Writing Machines is the course website for English 170L at Pomona College in Claremont, California.
Hayles
I was reading the Hayles at like 4:30 in the morning in an over-crowded, really ugly airport, so I'm not sure that any of my thoughts on her paper will make much sense, but bear with me!
I have this feeling that Hayles is trying to change the way we view the world altogether in this piece--on every page there are big claims that ring a bit like McLuhan's "the medium is the message." (Actually, doesn't her discussion on 73 about how the literatry corpus is similar to the human body, in that it "is at once a physical object and a space of representation, a body and a message", smack of McLuhan?)
A couple of pages later, I had the feeling that I was reading something of a manifesto--"... in late capitalism, durable goods yield pride of place to information," an idea that Hayles develops further, saying: "Information is not a conserved quantity. If I give you information, you have it, and I do, too. With information, the constraining factor separating the haves from the have-nots is not so much possession as access" (84)--what Hayles claims is another symptom of the shift towards the distinction between pattern and randomness vs. presence and absence.

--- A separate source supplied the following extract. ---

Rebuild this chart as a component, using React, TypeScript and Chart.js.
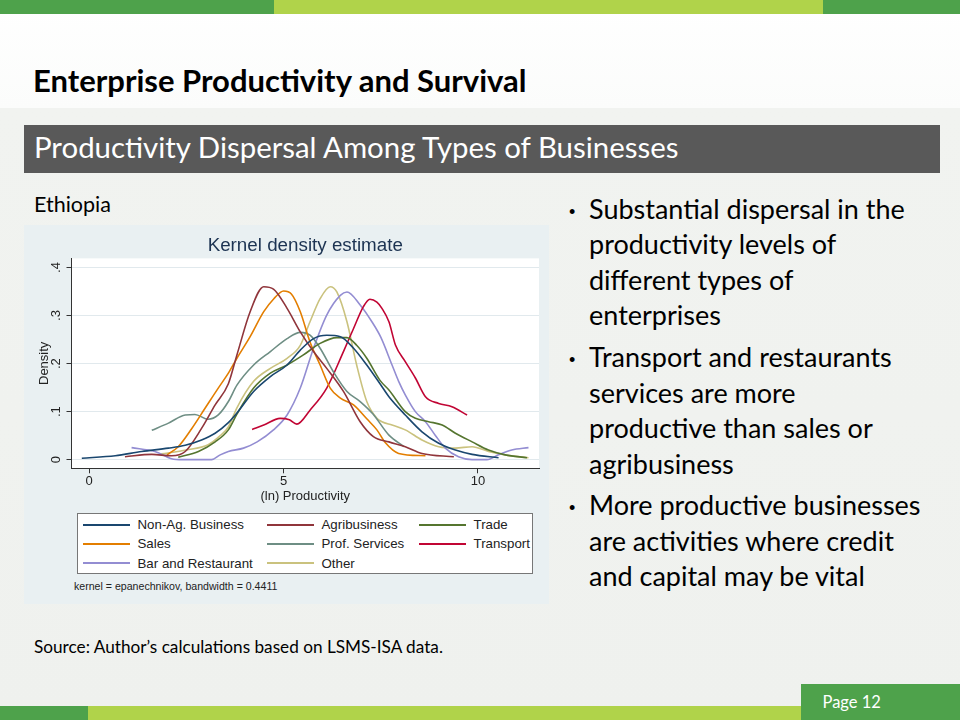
import React, { useEffect, useRef } from "react";
import { Chart, registerables } from "chart.js";

Chart.register(...registerables);

// ---------- data ----------
const SERIES_NAMES = [
  "Non-Ag. Business",
  "Agribusiness",
  "Trade",
  "Sales",
  "Prof. Services",
  "Transport",
  "Bar and Restaurant",
  "Other",
];
const SERIES_COLORS = ["#1a476f", "#90353b", "#55752f", "#e37e00", "#6e8e84", "#c10534", "#938dd2", "#cac27e"];

const nonAgBusiness: [number, number][] = [
  [-0.19, 0.003], [0.67, 0.008], [1.35, 0.017], [2.04, 0.024], [2.47, 0.03], [2.89, 0.041], [3.24, 0.055],
  [3.58, 0.077], [3.8, 0.097], [4.23, 0.142], [4.66, 0.173], [5.09, 0.197], [5.43, 0.228], [5.77, 0.252],
  [6.11, 0.259], [6.46, 0.256], [6.8, 0.232], [7.14, 0.197], [7.48, 0.158], [7.71, 0.131], [8.13, 0.093],
  [8.56, 0.058], [8.99, 0.034], [9.42, 0.02], [9.85, 0.011], [10.53, 0.004],
];
const agribusiness: [number, number][] = [
  [0.92, 0.006], [1.61, 0.011], [2.12, 0.008], [2.47, 0.017], [2.89, 0.065], [3.24, 0.114], [3.58, 0.158],
  [3.8, 0.218], [4.14, 0.308], [4.49, 0.36], [4.74, 0.355], [5.09, 0.315], [5.43, 0.266], [5.77, 0.225],
  [6.11, 0.19], [6.54, 0.142], [6.97, 0.079], [7.31, 0.048], [7.71, 0.037], [8.13, 0.027], [8.56, 0.013],
  [9.38, 0.006],
];
const trade: [number, number][] = [
  [2.29, 0.005], [2.81, 0.017], [3.24, 0.037], [3.58, 0.062], [3.8, 0.095], [4.23, 0.149], [4.66, 0.18],
  [5.09, 0.197], [5.51, 0.218], [5.94, 0.242], [6.37, 0.254], [6.63, 0.254], [6.88, 0.238], [7.14, 0.211],
  [7.48, 0.165], [7.71, 0.145], [8.13, 0.1], [8.39, 0.086], [8.73, 0.079], [9.08, 0.072], [9.42, 0.055],
  [9.85, 0.037], [10.27, 0.02], [10.7, 0.01], [11.26, 0.004],
];
const sales: [number, number][] = [
  [2.0, 0.01], [2.29, 0.027], [2.64, 0.065], [2.98, 0.107], [3.32, 0.149], [3.58, 0.18], [3.8, 0.211],
  [4.14, 0.256], [4.49, 0.308], [4.75, 0.335], [5.0, 0.351], [5.2, 0.345], [5.43, 0.308], [5.68, 0.245],
  [5.94, 0.197], [6.2, 0.149], [6.46, 0.128], [6.8, 0.114], [7.14, 0.085], [7.4, 0.062], [7.62, 0.035],
  [7.96, 0.013], [8.65, 0.008],
];
const profServices: [number, number][] = [
  [1.61, 0.061], [2.04, 0.076], [2.47, 0.093], [2.72, 0.094], [3.06, 0.084], [3.32, 0.093], [3.58, 0.121],
  [3.8, 0.155], [4.23, 0.197], [4.66, 0.225], [5.09, 0.252], [5.43, 0.265], [5.68, 0.259], [5.94, 0.232],
  [6.28, 0.183], [6.63, 0.142], [6.97, 0.121], [7.3, 0.095], [7.71, 0.051], [8.1, 0.027],
];
const transport: [number, number][] = [
  [4.19, 0.063], [4.49, 0.072], [4.91, 0.086], [5.15, 0.083], [5.34, 0.074], [5.68, 0.103], [6.11, 0.149],
  [6.54, 0.225], [6.8, 0.273], [7.05, 0.318], [7.22, 0.334], [7.4, 0.328], [7.53, 0.315], [7.71, 0.287],
  [7.88, 0.238], [8.13, 0.204], [8.39, 0.17], [8.65, 0.131], [8.99, 0.117], [9.33, 0.11], [9.72, 0.093],
];
const barAndRestaurant: [number, number][] = [
  [1.09, 0.025], [1.69, 0.017], [2.12, 0.002], [2.4, 0], [3.15, 0], [3.37, 0.01], [3.58, 0.017], [3.97, 0.024],
  [4.32, 0.037], [4.74, 0.062], [5.09, 0.093], [5.43, 0.149], [5.77, 0.232], [6.11, 0.301], [6.46, 0.342],
  [6.63, 0.349], [6.97, 0.322], [7.28, 0.286], [7.5, 0.255], [7.79, 0.197], [7.96, 0.163], [8.13, 0.135],
  [8.39, 0.1], [8.65, 0.079], [8.9, 0.051], [9.16, 0.024], [9.5, 0.006], [9.85, 0], [10.23, 0], [10.53, 0.01],
  [10.87, 0.02], [11.3, 0.025],
];
const other: [number, number][] = [
  [1.85, 0.012], [2.5, 0.02], [3.06, 0.031], [3.37, 0.05], [3.58, 0.068], [3.8, 0.108], [4.23, 0.163],
  [4.66, 0.19], [5.09, 0.211], [5.43, 0.238], [5.68, 0.287], [5.94, 0.335], [6.2, 0.36], [6.37, 0.349],
  [6.63, 0.287], [6.88, 0.197], [7.14, 0.121], [7.4, 0.086], [7.53, 0.079], [7.79, 0.072], [8.13, 0.062],
  [8.56, 0.041], [8.99, 0.027], [9.42, 0.024], [9.85, 0.027], [10.27, 0.017], [10.7, 0.01], [11.3, 0.004],
];
const SERIES_DATA = [nonAgBusiness, agribusiness, trade, sales, profServices, transport, barAndRestaurant, other];

const X_TICKS = [0, 5, 10];
const X_TICK_LABELS = ["0", "5", "10"];
const Y_TICKS = [0, 0.1, 0.2, 0.3, 0.4];
const Y_TICK_LABELS = ["0", ".1", ".2", ".3", ".4"];
const X_RANGE = [-0.455, 11.57];
const Y_RANGE = [-0.018, 0.419];

const CHART_TITLE = "Kernel density estimate";
const X_TITLE = "(ln) Productivity";
const Y_TITLE = "Density";
const NOTE = "kernel = epanechnikov, bandwidth = 0.4411";

const SLIDE_TITLE = "Enterprise Productivity and Survival";
const SUBTITLE = "Productivity Dispersal Among Types of Businesses";
const COUNTRY = "Ethiopia";
const SOURCE = "Source: Author\u2019s calculations based on LSMS-ISA data.";
const PAGE = "Page 12";
const BULLETS: string[][] = [
  ["Substantial dispersal in the", "productivity levels of", "different types of", "enterprises"],
  ["Transport and restaurants", "services are more", "productive than sales or", "agribusiness"],
  ["More productive businesses", "are activities where credit", "and capital may be vital"],
];

// ---------- styles ----------
const STATA_FONT = '"Liberation Sans", Arial, sans-serif';
const SLIDE_FONT = 'Lato, "Open Sans", sans-serif';
const GREEN = "#4ea24b";
const LIME = "#b0d34a";
const GRAPH_BG = "#e9f0f2";

const plotBackground = {
  id: "plotBackground",
  beforeDraw(chart: any) {
    const { ctx, chartArea: a } = chart;
    ctx.save();
    ctx.fillStyle = "#ffffff";
    ctx.fillRect(a.left, a.top, a.right - a.left, a.bottom - a.top);
    ctx.restore();
  },
};

const rotatedYTickLabels = {
  id: "rotatedYTickLabels",
  afterDraw(chart: any) {
    const { ctx } = chart;
    const y = chart.scales.y;
    ctx.save();
    ctx.font = `13px ${STATA_FONT}`;
    ctx.fillStyle = "#222";
    ctx.textAlign = "center";
    ctx.textBaseline = "middle";
    Y_TICKS.forEach((v, i) => {
      const py = y.getPixelForValue(v);
      ctx.save();
      ctx.translate(y.right - 15, py);
      ctx.rotate(-Math.PI / 2);
      ctx.fillText(Y_TICK_LABELS[i], 0, 0);
      ctx.restore();
    });
    ctx.restore();
  },
};

function DensityChart() {
  const ref = useRef<HTMLCanvasElement | null>(null);
  useEffect(() => {
    if (!ref.current) return;
    const chart = new Chart(ref.current, {
      type: "scatter",
      data: {
        datasets: SERIES_DATA.map((d, i) => ({
          label: SERIES_NAMES[i],
          data: d.map(([x, y]) => ({ x, y })),
          showLine: true,
          borderColor: SERIES_COLORS[i],
          backgroundColor: SERIES_COLORS[i],
          borderWidth: 1.6,
          pointRadius: 0,
          pointHoverRadius: 0,
          cubicInterpolationMode: "monotone",
          fill: false,
        })),
      },
      options: {
        animation: false,
        responsive: false,
        maintainAspectRatio: false,
        events: [],
        layout: { padding: { left: 0, right: 10, top: 0, bottom: 0 } },
        plugins: {
          legend: { display: false },
          tooltip: { enabled: false },
          title: {
            display: true,
            text: CHART_TITLE,
            fullSize: false,
            color: "#1c3352",
            font: { family: STATA_FONT, size: 18.8, weight: "normal" },
            padding: { top: 9.2, bottom: 1.6 },
          },
        },
        scales: {
          x: {
            type: "linear",
            min: X_RANGE[0],
            max: X_RANGE[1],
            afterBuildTicks: (s: any) => {
              s.ticks = X_TICKS.map((v) => ({ value: v }));
            },
            afterFit: (s: any) => {
              s.height = 38.7;
            },
            ticks: {
              color: "#222",
              font: { family: STATA_FONT, size: 13 },
              padding: 0,
              maxRotation: 0,
              autoSkip: false,
              callback: (v: any) => {
                const i = X_TICKS.indexOf(Number(v));
                return i >= 0 ? X_TICK_LABELS[i] : "";
              },
            },
            grid: { drawOnChartArea: false, drawTicks: true, tickLength: 5, color: "#333", tickColor: "#333" },
            border: { display: true, color: "#333", width: 1 },
            title: {
              display: true,
              text: X_TITLE,
              color: "#222",
              font: { family: STATA_FONT, size: 13 },
              padding: { top: 0, bottom: 3.2 },
            },
          },
          y: {
            type: "linear",
            min: Y_RANGE[0],
            max: Y_RANGE[1],
            afterBuildTicks: (s: any) => {
              s.ticks = Y_TICKS.map((v) => ({ value: v }));
            },
            afterFit: (s: any) => {
              s.width = 47.5;
            },
            ticks: { color: "rgba(0,0,0,0)", font: { family: STATA_FONT, size: 13 }, padding: 4 },
            grid: { drawOnChartArea: true, drawTicks: true, tickLength: 5, color: "#e1e9ed", tickColor: "#333", lineWidth: 1 },
            border: { display: true, color: "#333", width: 1 },
            title: {
              display: true,
              text: Y_TITLE,
              color: "#222",
              font: { family: STATA_FONT, size: 13 },
              padding: { top: 12.2, bottom: 0 },
            },
          },
        },
      } as any,
      plugins: [plotBackground, rotatedYTickLabels],
    });
    return () => chart.destroy();
  }, []);
  return <canvas ref={ref} width={525} height={282} style={{ position: "absolute", left: 0, top: 0, width: 525, height: 282 }} />;
}

const LEGEND_COL_LEFT = [5.5, 189.5, 341.5];
const BULLET_TOPS = [190.6, 339.3, 487.3];

export default function App() {
  return (
    <div
      style={{
        position: "absolute",
        left: 0,
        top: 0,
        width: 960,
        height: 720,
        overflow: "hidden",
        fontFamily: SLIDE_FONT,
        background: "linear-gradient(to bottom, #ffffff 0px, #fbfcfb 108px, #f1f3f0 108px, #eff1ee 720px)",
      }}
    >
      {/* top bars */}
      <div style={{ position: "absolute", left: 0, top: 0, width: 274, height: 14, background: GREEN }} />
      <div style={{ position: "absolute", left: 274, top: 0, width: 549, height: 14, background: LIME }} />
      <div style={{ position: "absolute", left: 823, top: 0, width: 137, height: 14, background: GREEN }} />

      {/* titles */}
      <div style={{ position: "absolute", left: 33, top: 62.4, fontSize: 31, lineHeight: "37.2px", fontWeight: 700, color: "#000", whiteSpace: "nowrap" }}>
        {SLIDE_TITLE}
      </div>
      <div style={{ position: "absolute", left: 24, top: 125, width: 916, height: 48, background: "#595959" }} />
      <div style={{ position: "absolute", left: 34, top: 129.2, fontSize: 29.4, lineHeight: "35.3px", color: "#fff", whiteSpace: "nowrap" }}>
        {SUBTITLE}
      </div>
      <div style={{ position: "absolute", left: 34, top: 191.5, fontSize: 21.5, lineHeight: "25.8px", color: "#000", whiteSpace: "nowrap" }}>
        {COUNTRY}
      </div>

      {/* Stata graph region */}
      <div style={{ position: "absolute", left: 24, top: 225, width: 525, height: 379, background: GRAPH_BG, fontFamily: STATA_FONT }}>
        <DensityChart />
        <div
          style={{
            position: "absolute",
            left: 52.5,
            top: 287.5,
            width: 456,
            height: 61,
            background: "#fff",
            border: "1px solid #777",
            boxSizing: "border-box",
          }}
        >
          {SERIES_NAMES.map((name, i) => {
            const row = Math.floor(i / 3);
            const col = i % 3;
            return (
              <div
                key={name}
                style={{
                  position: "absolute",
                  left: LEGEND_COL_LEFT[col],
                  top: 1.5 + row * 19.3,
                  height: 19.3,
                  display: "flex",
                  alignItems: "center",
                  whiteSpace: "nowrap",
                  fontSize: 13.3,
                  color: "#222",
                }}
              >
                <span style={{ display: "inline-block", width: 47, height: 2, background: SERIES_COLORS[i], marginRight: 7.5 }} />
                <span>{name}</span>
              </div>
            );
          })}
        </div>
        <div style={{ position: "absolute", left: 50, top: 354.5, fontSize: 10.6, lineHeight: "13px", color: "#222", whiteSpace: "nowrap" }}>
          {NOTE}
        </div>
      </div>

      {/* bullets */}
      {BULLETS.map((lines, bi) => (
        <div
          key={bi}
          style={{
            position: "absolute",
            left: 589,
            top: BULLET_TOPS[bi],
            fontSize: 27,
            lineHeight: "35.5px",
            color: "#000",
            whiteSpace: "nowrap",
          }}
        >
          <span style={{ position: "absolute", left: -20, top: 4, fontSize: 18, fontFamily: STATA_FONT }}>{"\u2022"}</span>
          {lines.map((l, li) => (
            <div key={li}>{l}</div>
          ))}
        </div>
      ))}

      {/* source */}
      <div style={{ position: "absolute", left: 34, top: 636.5, fontSize: 17.2, lineHeight: "20.6px", color: "#000", whiteSpace: "nowrap" }}>
        {SOURCE}
      </div>

      {/* bottom bars */}
      <div style={{ position: "absolute", left: 0, top: 706, width: 88, height: 14, background: GREEN }} />
      <div style={{ position: "absolute", left: 88, top: 706, width: 713, height: 14, background: LIME }} />
      <div style={{ position: "absolute", left: 801, top: 684, width: 159, height: 36, background: GREEN }} />
      <div style={{ position: "absolute", left: 822.5, top: 692.7, fontSize: 16.5, lineHeight: "19.8px", color: "#fff", whiteSpace: "nowrap" }}>
        {PAGE}
      </div>
    </div>
  );
}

So what does a society look like that is divided based upon access as opposed to possession? I have a very good idea of what society based upon possessions looks like (capitalism!), but access feels very vague to me. Is this something along the lines of Frabby's discussion about how blogging is a luxury for most of the world? That having a computer, having the freedom to post something online (let alone being literate and mildly technologically savvy) are all products of access (to technology, money, and hence education) on some level?

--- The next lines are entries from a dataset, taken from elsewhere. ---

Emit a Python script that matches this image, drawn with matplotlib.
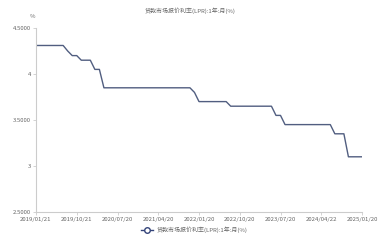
import matplotlib
matplotlib.use("Agg")
import matplotlib.pyplot as plt
from matplotlib.lines import Line2D

plt.rcParams['font.family'] = ['Noto Sans CJK SC', 'DejaVu Sans']

title = "贷款市场报价利率(LPR):1年:月(%)"
series_name = "贷款市场报价利率(LPR):1年:月(%)"

# monthly values, 2019/01 .. 2025/01
values = ([4.31] * 7 + [4.25] + [4.20] * 2 + [4.15] * 3 + [4.05] * 2 +
          [3.85] * 20 + [3.80] + [3.70] * 7 + [3.65] * 10 + [3.55] * 2 +
          [3.45] * 11 + [3.35] * 3 + [3.10] * 4)

tick_labels = ["2019/01/21", "2019/10/21", "2020/07/20", "2021/04/20",
               "2022/01/20", "2022/10/20", "2023/07/20", "2024/04/22",
               "2025/01/20"]
tick_step = 9

y_ticks = [2.5, 3.0, 3.5, 4.0, 4.5]
y_tick_labels = ["2.5000", "3", "3.5000", "4", "4.5000"]

line_color = "#515e80"
legend_color = "#34447a"
text_color = "#666666"

fig = plt.figure(figsize=(3.92, 2.40), dpi=100)
ax = fig.add_axes([36 / 392, 1 - 212 / 240, (362 - 36) / 392, (212 - 28) / 240])

x = list(range(len(values)))
ax.plot(x, values, color=line_color, linewidth=1.0)

ax.set_xlim(0, len(values) - 1)
ax.set_ylim(2.5, 4.5)
ax.set_xticks(list(range(0, len(values), tick_step)))
ax.set_xticklabels(tick_labels)
ax.set_yticks(y_ticks)
ax.set_yticklabels(y_tick_labels)

for side in ["top", "right"]:
    ax.spines[side].set_visible(False)
for side in ["left", "bottom"]:
    ax.spines[side].set_color("#cccccc")
    ax.spines[side].set_linewidth(0.8)
ax.tick_params(axis="both", colors="#cccccc", labelcolor=text_color,
               labelsize=4.3, length=2, width=0.6, pad=1.5)

fig.text(33 / 392, 1 - 17 / 240, "%", fontsize=4.3, color=text_color,
         ha="center", va="center")
fig.text(190 / 392, 1 - 11 / 240, title, fontsize=4.3, color=text_color,
         ha="center", va="center")

handle = Line2D([0], [0], color=legend_color, linewidth=1.0, marker="o",
                markersize=4, markerfacecolor="white",
                markeredgecolor=legend_color, markeredgewidth=1.0)
fig.legend([handle], [series_name], loc="center", bbox_to_anchor=(194 / 392, 1 - 230 / 240),
           frameon=False, fontsize=4.3, labelcolor=text_color,
           handlelength=2.0, handletextpad=0.6)

fig.savefig("out.png", dpi=100, facecolor="white")
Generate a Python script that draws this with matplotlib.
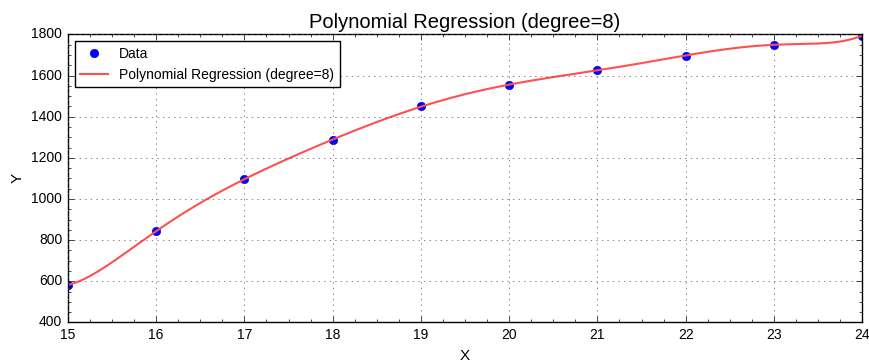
import numpy as np
import matplotlib
matplotlib.use("Agg")
import matplotlib.pyplot as plt
from matplotlib.ticker import AutoMinorLocator

x = [15, 16, 17, 18, 19, 20, 21, 22, 23, 24]
y = [582, 843, 1097, 1287, 1452, 1553, 1628, 1697, 1750, 1795]
degree = 8

plt.style.use("classic")
plt.rcParams["font.family"] = ["Liberation Sans", "DejaVu Sans"]

coef = np.polyfit(x, y, degree)
xs = np.linspace(min(x), max(x), 300)
ys = np.polyval(coef, xs)

fig, ax = plt.subplots(figsize=(8.7, 3.63), dpi=100)
fig.subplots_adjust(left=0.078, right=0.991, top=0.905, bottom=0.112)

ax.plot(x, y, "o", color="blue", markeredgecolor="blue", markersize=6, label="Data")
ax.plot(xs, ys, "-", color="#ff5050", linewidth=1.5,
        label="Polynomial Regression (degree=%d)" % degree)

ax.set_xlim(15, 24)
ax.set_ylim(400, 1800)
ax.set_xlabel("X", fontsize=11)
ax.set_ylabel("Y", fontsize=11)
ax.set_title("Polynomial Regression (degree=%d)" % degree, fontsize=14.5)
ax.tick_params(labelsize=10)
ax.xaxis.set_minor_locator(AutoMinorLocator(4))
ax.yaxis.set_minor_locator(AutoMinorLocator(4))
ax.grid(True, which="major", linestyle=":", color="#555555")
ax.legend(loc="upper left", fontsize=10, numpoints=1, frameon=True)

fig.savefig("out.png", dpi=100)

And, if you view information as a commodity--albeit a totally conservable one (i.e. we both can have it, and it's not depleted)--what does that change? My professors possess a supply of this commodity that the school is selling to me...? I don't know. It creeps me out a bit. I feel like it calls into question all sorts of things that I value--free, public education (can't be giving away commodites for free!), freedom of the press (can't be handing over important info so that it can be shared with just anyone!), free museums (what would an educated public look like?)...
Maybe I'm way off base, but this vision of what our world may or may not be evolving into really bothers me, and I wonder if the reason is because it has a ring of truth?